Clustertruck is an absolutely truckin’ wild time

Even the best poker players are playing a game of chance. That’s exactly how it feels to play Landfall Games’ upcoming Clustertruck. No matter how good I thought I was getting at it, no matter how well I had done in the prior level, something unexpected would come along and put me in my place.

Part Hotline Miami (2012), part The Floor is Lava, Clustertruck’s objective is deceptively simple: jump from moving semi truck to semi truck until you reach the goal. Fall on the ground, though, and you have to start over. Easy, right? No. The second you take your first step you realize how blisteringly fast and loose the game controls; simply jumping from one truck to the next becomes a feat of precision and agility. But that’s not the hardest part.
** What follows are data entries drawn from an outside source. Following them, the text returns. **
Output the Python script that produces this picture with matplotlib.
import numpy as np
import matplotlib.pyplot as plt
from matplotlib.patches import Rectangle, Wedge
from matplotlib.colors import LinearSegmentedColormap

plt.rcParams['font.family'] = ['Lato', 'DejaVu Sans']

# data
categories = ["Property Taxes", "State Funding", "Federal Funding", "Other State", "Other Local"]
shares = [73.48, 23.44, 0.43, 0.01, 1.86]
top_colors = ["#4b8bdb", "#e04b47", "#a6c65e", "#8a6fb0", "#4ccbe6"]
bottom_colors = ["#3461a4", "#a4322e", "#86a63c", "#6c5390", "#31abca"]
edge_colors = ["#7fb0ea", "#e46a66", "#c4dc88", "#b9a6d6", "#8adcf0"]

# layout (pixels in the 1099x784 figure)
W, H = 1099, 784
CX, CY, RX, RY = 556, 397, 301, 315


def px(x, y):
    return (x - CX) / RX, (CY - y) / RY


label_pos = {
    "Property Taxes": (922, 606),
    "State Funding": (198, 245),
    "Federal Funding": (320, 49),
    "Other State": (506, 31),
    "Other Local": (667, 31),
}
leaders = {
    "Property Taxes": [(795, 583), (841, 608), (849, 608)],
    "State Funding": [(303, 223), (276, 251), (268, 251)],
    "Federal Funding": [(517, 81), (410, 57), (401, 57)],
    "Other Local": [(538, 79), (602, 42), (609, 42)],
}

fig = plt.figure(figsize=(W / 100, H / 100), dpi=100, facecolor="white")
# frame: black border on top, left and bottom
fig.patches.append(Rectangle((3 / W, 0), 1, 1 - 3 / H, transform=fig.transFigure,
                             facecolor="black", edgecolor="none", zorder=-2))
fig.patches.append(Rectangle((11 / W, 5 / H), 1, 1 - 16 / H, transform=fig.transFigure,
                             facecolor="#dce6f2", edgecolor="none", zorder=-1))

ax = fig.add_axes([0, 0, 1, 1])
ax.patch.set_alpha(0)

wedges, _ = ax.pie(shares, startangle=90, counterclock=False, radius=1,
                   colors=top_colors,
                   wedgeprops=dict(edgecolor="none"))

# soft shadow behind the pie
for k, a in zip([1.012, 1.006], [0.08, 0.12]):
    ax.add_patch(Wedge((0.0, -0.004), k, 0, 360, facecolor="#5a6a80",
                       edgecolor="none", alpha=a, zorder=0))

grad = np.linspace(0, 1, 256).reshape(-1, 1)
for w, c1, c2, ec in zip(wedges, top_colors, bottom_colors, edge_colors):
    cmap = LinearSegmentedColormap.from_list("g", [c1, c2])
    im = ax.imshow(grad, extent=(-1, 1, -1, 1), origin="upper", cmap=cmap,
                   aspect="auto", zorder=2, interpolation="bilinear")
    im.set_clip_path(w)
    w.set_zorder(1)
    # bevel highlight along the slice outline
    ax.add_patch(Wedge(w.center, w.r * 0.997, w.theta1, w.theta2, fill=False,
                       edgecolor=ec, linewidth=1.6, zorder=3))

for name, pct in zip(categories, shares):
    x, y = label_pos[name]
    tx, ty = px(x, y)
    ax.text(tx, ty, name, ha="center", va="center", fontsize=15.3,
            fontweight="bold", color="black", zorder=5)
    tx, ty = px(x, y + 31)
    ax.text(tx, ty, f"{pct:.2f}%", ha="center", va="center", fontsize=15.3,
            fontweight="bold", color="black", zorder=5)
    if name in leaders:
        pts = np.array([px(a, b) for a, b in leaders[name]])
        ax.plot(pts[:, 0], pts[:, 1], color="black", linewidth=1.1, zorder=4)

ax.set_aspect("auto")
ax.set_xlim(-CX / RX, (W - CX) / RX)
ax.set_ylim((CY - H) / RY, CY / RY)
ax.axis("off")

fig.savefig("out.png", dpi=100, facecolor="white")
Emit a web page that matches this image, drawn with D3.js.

narrowly avoiding cataclysmic pile-ups

As you barrel down each level, riding each truck with your heart in your throat, landscapes that reshape themselves and wonky physics throw proverbial wrenches in all your plans. The level may start calm, where the hundreds of trucks travel in unison, making jumping from one to the next relatively simple, until the level bottlenecks, moves under your feet, or introduces obstacles along the way. Next thing you know, you’re jumping over colliding trucks, narrowly avoiding cataclysmic pile-ups, and making it to the finish line by sheer dumb luck—never skill. It is, as you may have deduced from its name, a clusterfuck.

Getting from the beginning to the end of a level rarely takes one minute (not that you’ll be able to finish one on your first try), and Clustertruck’s use of the Tetris Effect constantly kept me engaged. Sure, I beat a level. But what was next? I just spent 15,000 points on a double jump, how will that affect my game? It’s constantly challenging you to do better, to do more, all the while never relenting, always getting harder and crazier.

Clustertruck’s random nature isn’t without its problems, though. Sometimes colliding trucks will make impossible obstacles to get around, leading to an inevitable failure. It’s unfair, sure, but its good largely outweighs its bad. I’m stuck right now. I can’t for the life of me get past this level, but I can’t wait to go back, to try again. It’s a goofy, annoying, and kinda great.

Clustertruck will be released September 27 via Steam.